-- SUPPLIED DATA --
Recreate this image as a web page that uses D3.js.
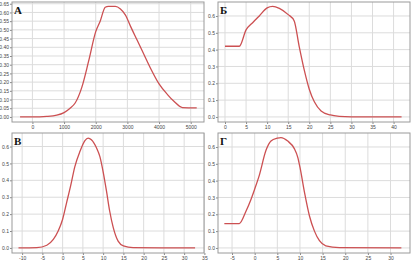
<!DOCTYPE html>
<html><head><meta charset="utf-8">
<script src="https://cdn.jsdelivr.net/npm/d3@7"></script>
<style>body{margin:0;background:#fff}svg{display:block}</style>
</head><body>
<script>
// Panel A
const xA = [-390, 0, 455, 770, 1000, 1190, 1350, 1560, 1775, 2000, 2140, 2300, 2400, 2620, 2780, 2940, 3100, 3310, 3520, 3730, 4000, 4260, 4470, 4740, 5190];
const yA = [0, 0, 0.003, 0.01, 0.025, 0.05, 0.08, 0.17, 0.32, 0.49, 0.55, 0.63, 0.635, 0.635, 0.62, 0.585, 0.52, 0.44, 0.36, 0.28, 0.19, 0.13, 0.09, 0.054, 0.052];
const ticksXA = [0, 1000, 2000, 3000, 4000, 5000];
const ticksYA = [0, 0.05, 0.1, 0.15, 0.2, 0.25, 0.3, 0.35, 0.4, 0.45, 0.5, 0.55, 0.6, 0.65];
// Panel Б
const xB = [0, 3.4, 5, 6.56, 8.14, 10, 11.3, 12.9, 15, 16.4, 17.6, 18.8, 20, 21.2, 22.8, 25, 27.1, 30, 41.9];
const yB = [0.42, 0.42, 0.517, 0.56, 0.60, 0.648, 0.657, 0.645, 0.608, 0.572, 0.42, 0.28, 0.165, 0.09, 0.036, 0.012, 0.004, 0.001, 0];
const ticksXB = [0, 5, 10, 15, 20, 25, 30, 35, 40];
const ticksYB = [0, 0.1, 0.2, 0.3, 0.4, 0.5, 0.6];
// Panel В
const xV = [-10.9, -6.4, -3.9, -2.3, -1.1, 0, 1, 2, 3, 4.26, 5.5, 6.3, 7.1, 8.4, 9.2, 10, 10.8, 11.6, 12.5, 13.7, 15, 17.4, 32.7];
const yV = [0, 0.002, 0.016, 0.05, 0.1, 0.17, 0.27, 0.37, 0.48, 0.57, 0.635, 0.65, 0.64, 0.59, 0.54, 0.45, 0.34, 0.22, 0.12, 0.04, 0.012, 0.002, 0];
const ticksXV = [-10, -5, 0, 5, 10, 15, 20, 25, 30, 35];
const ticksYV = [0, 0.1, 0.2, 0.3, 0.4, 0.5, 0.6];
// Panel Г
const xG = [-6.7, -3.4, -1.9, -0.8, 0, 1, 2.5, 3.6, 5, 5.8, 7.3, 8.75, 9.5, 10, 11, 12.1, 13.2, 14.3, 15.7, 18.7, 32.4];
const yG = [0.145, 0.145, 0.22, 0.29, 0.35, 0.43, 0.58, 0.635, 0.652, 0.656, 0.635, 0.59, 0.54, 0.48, 0.33, 0.19, 0.10, 0.043, 0.013, 0.002, 0];
const ticksXG = [-5, 0, 5, 10, 15, 20, 25, 30];
const ticksYG = [0, 0.1, 0.2, 0.3, 0.4, 0.5, 0.6];
const labels = ["А", "Б", "В", "Г"];

const W = 413, H = 263;
const svg = d3.select("body").append("svg").attr("width", W).attr("height", H);

function panel(ox, oy, xs, ys, xdom, ydom, tx, ty, yfmt, label) {
  const L = 12, R = 204, T = 2, B = 122;
  const g = svg.append("g").attr("transform", `translate(${ox},${oy})`);
  const x = d3.scaleLinear().domain(xdom).range([L, R]);
  const y = d3.scaleLinear().domain(ydom).range([B, T]);
  // grid
  g.append("g").selectAll("line").data(tx).join("line")
    .attr("x1", d => x(d)).attr("x2", d => x(d)).attr("y1", T).attr("y2", B)
    .attr("stroke", "#dcdcdc").attr("stroke-width", 1);
  g.append("g").selectAll("line").data(ty).join("line")
    .attr("x1", L).attr("x2", R).attr("y1", d => y(d)).attr("y2", d => y(d))
    .attr("stroke", "#dcdcdc").attr("stroke-width", 1);
  // axes
  const ax = g.append("g").attr("transform", `translate(0,${B})`)
    .call(d3.axisBottom(x).tickValues(tx).tickSize(2).tickPadding(2).tickFormat(d => String(d)));
  const ay = g.append("g").attr("transform", `translate(${L},0)`)
    .call(d3.axisLeft(y).tickValues(ty).tickSize(2).tickPadding(1).tickFormat(d3.format(yfmt)));
  [ax, ay].forEach(a => {
    a.select(".domain").remove();
    a.selectAll("line").attr("stroke", "#888");
    a.selectAll("text").attr("fill", "#444").attr("font-size", "5px")
      .attr("font-family", "Liberation Sans");
  });
  ax.selectAll("text").attr("dy", "0.6em");
  // frame
  g.append("rect").attr("x", L).attr("y", T).attr("width", R - L).attr("height", B - T)
    .attr("fill", "none").attr("stroke", "#9a9a9a").attr("stroke-width", 1);
  // curve
  const pts = xs.map((d, i) => [d, ys[i]]);
  g.append("path").datum(pts)
    .attr("d", d3.line().x(d => x(d[0])).y(d => y(d[1])).curve(d3.curveMonotoneX))
    .attr("fill", "none").attr("stroke", "#cc5052").attr("stroke-width", 1.3);
  // label
  g.append("text").attr("x", L + 2).attr("y", T + 12).text(label)
    .attr("font-family", "Liberation Serif").attr("font-weight", "bold")
    .attr("font-size", "11px").attr("fill", "#111");
}

panel(0, 0, xA, yA, [-645, 5420], [-0.029, 0.66], ticksXA, ticksYA, ".2f", labels[0]);
panel(206, 0, xB, yB, [-1.66, 43.9], [-0.03, 0.683], ticksXB, ticksYB, ".1f", labels[1]);
panel(0, 131, xV, yV, [-12.5, 34.9], [-0.03, 0.68], ticksXV, ticksYV, ".1f", labels[2]);
panel(206, 131, xG, yG, [-8.1, 34.3], [-0.03, 0.683], ticksXG, ticksYG, ".1f", labels[3]);
</script>
</body></html>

-- YOUR INSTRUCTIONS --
Write the listing above out again exactly, dropping each image.

-- REPLY --
Recreate this image as a web page that uses D3.js.
<!DOCTYPE html>
<html><head><meta charset="utf-8">
<script src="https://cdn.jsdelivr.net/npm/d3@7"></script>
<style>body{margin:0;background:#fff}svg{display:block}</style>
</head><body>
<script>
// Panel A
const xA = [-390, 0, 455, 770, 1000, 1190, 1350, 1560, 1775, 2000, 2140, 2300, 2400, 2620, 2780, 2940, 3100, 3310, 3520, 3730, 4000, 4260, 4470, 4740, 5190];
const yA = [0, 0, 0.003, 0.01, 0.025, 0.05, 0.08, 0.17, 0.32, 0.49, 0.55, 0.63, 0.635, 0.635, 0.62, 0.585, 0.52, 0.44, 0.36, 0.28, 0.19, 0.13, 0.09, 0.054, 0.052];
const ticksXA = [0, 1000, 2000, 3000, 4000, 5000];
const ticksYA = [0, 0.05, 0.1, 0.15, 0.2, 0.25, 0.3, 0.35, 0.4, 0.45, 0.5, 0.55, 0.6, 0.65];
// Panel Б
const xB = [0, 3.4, 5, 6.56, 8.14, 10, 11.3, 12.9, 15, 16.4, 17.6, 18.8, 20, 21.2, 22.8, 25, 27.1, 30, 41.9];
const yB = [0.42, 0.42, 0.517, 0.56, 0.60, 0.648, 0.657, 0.645, 0.608, 0.572, 0.42, 0.28, 0.165, 0.09, 0.036, 0.012, 0.004, 0.001, 0];
const ticksXB = [0, 5, 10, 15, 20, 25, 30, 35, 40];
const ticksYB = [0, 0.1, 0.2, 0.3, 0.4, 0.5, 0.6];
// Panel В
const xV = [-10.9, -6.4, -3.9, -2.3, -1.1, 0, 1, 2, 3, 4.26, 5.5, 6.3, 7.1, 8.4, 9.2, 10, 10.8, 11.6, 12.5, 13.7, 15, 17.4, 32.7];
const yV = [0, 0.002, 0.016, 0.05, 0.1, 0.17, 0.27, 0.37, 0.48, 0.57, 0.635, 0.65, 0.64, 0.59, 0.54, 0.45, 0.34, 0.22, 0.12, 0.04, 0.012, 0.002, 0];
const ticksXV = [-10, -5, 0, 5, 10, 15, 20, 25, 30, 35];
const ticksYV = [0, 0.1, 0.2, 0.3, 0.4, 0.5, 0.6];
// Panel Г
const xG = [-6.7, -3.4, -1.9, -0.8, 0, 1, 2.5, 3.6, 5, 5.8, 7.3, 8.75, 9.5, 10, 11, 12.1, 13.2, 14.3, 15.7, 18.7, 32.4];
const yG = [0.145, 0.145, 0.22, 0.29, 0.35, 0.43, 0.58, 0.635, 0.652, 0.656, 0.635, 0.59, 0.54, 0.48, 0.33, 0.19, 0.10, 0.043, 0.013, 0.002, 0];
const ticksXG = [-5, 0, 5, 10, 15, 20, 25, 30];
const ticksYG = [0, 0.1, 0.2, 0.3, 0.4, 0.5, 0.6];
const labels = ["А", "Б", "В", "Г"];

const W = 413, H = 263;
const svg = d3.select("body").append("svg").attr("width", W).attr("height", H);

function panel(ox, oy, xs, ys, xdom, ydom, tx, ty, yfmt, label) {
  const L = 12, R = 204, T = 2, B = 122;
  const g = svg.append("g").attr("transform", `translate(${ox},${oy})`);
  const x = d3.scaleLinear().domain(xdom).range([L, R]);
  const y = d3.scaleLinear().domain(ydom).range([B, T]);
  // grid
  g.append("g").selectAll("line").data(tx).join("line")
    .attr("x1", d => x(d)).attr("x2", d => x(d)).attr("y1", T).attr("y2", B)
    .attr("stroke", "#dcdcdc").attr("stroke-width", 1);
  g.append("g").selectAll("line").data(ty).join("line")
    .attr("x1", L).attr("x2", R).attr("y1", d => y(d)).attr("y2", d => y(d))
    .attr("stroke", "#dcdcdc").attr("stroke-width", 1);
  // axes
  const ax = g.append("g").attr("transform", `translate(0,${B})`)
    .call(d3.axisBottom(x).tickValues(tx).tickSize(2).tickPadding(2).tickFormat(d => String(d)));
  const ay = g.append("g").attr("transform", `translate(${L},0)`)
    .call(d3.axisLeft(y).tickValues(ty).tickSize(2).tickPadding(1).tickFormat(d3.format(yfmt)));
  [ax, ay].forEach(a => {
    a.select(".domain").remove();
    a.selectAll("line").attr("stroke", "#888");
    a.selectAll("text").attr("fill", "#444").attr("font-size", "5px")
      .attr("font-family", "Liberation Sans");
  });
  ax.selectAll("text").attr("dy", "0.6em");
  // frame
  g.append("rect").attr("x", L).attr("y", T).attr("width", R - L).attr("height", B - T)
    .attr("fill", "none").attr("stroke", "#9a9a9a").attr("stroke-width", 1);
  // curve
  const pts = xs.map((d, i) => [d, ys[i]]);
  g.append("path").datum(pts)
    .attr("d", d3.line().x(d => x(d[0])).y(d => y(d[1])).curve(d3.curveMonotoneX))
    .attr("fill", "none").attr("stroke", "#cc5052").attr("stroke-width", 1.3);
  // label
  g.append("text").attr("x", L + 2).attr("y", T + 12).text(label)
    .attr("font-family", "Liberation Serif").attr("font-weight", "bold")
    .attr("font-size", "11px").attr("fill", "#111");
}

panel(0, 0, xA, yA, [-645, 5420], [-0.029, 0.66], ticksXA, ticksYA, ".2f", labels[0]);
panel(206, 0, xB, yB, [-1.66, 43.9], [-0.03, 0.683], ticksXB, ticksYB, ".1f", labels[1]);
panel(0, 131, xV, yV, [-12.5, 34.9], [-0.03, 0.68], ticksXV, ticksYV, ".1f", labels[2]);
panel(206, 131, xG, yG, [-8.1, 34.3], [-0.03, 0.683], ticksXG, ticksYG, ".1f", labels[3]);
</script>
</body></html>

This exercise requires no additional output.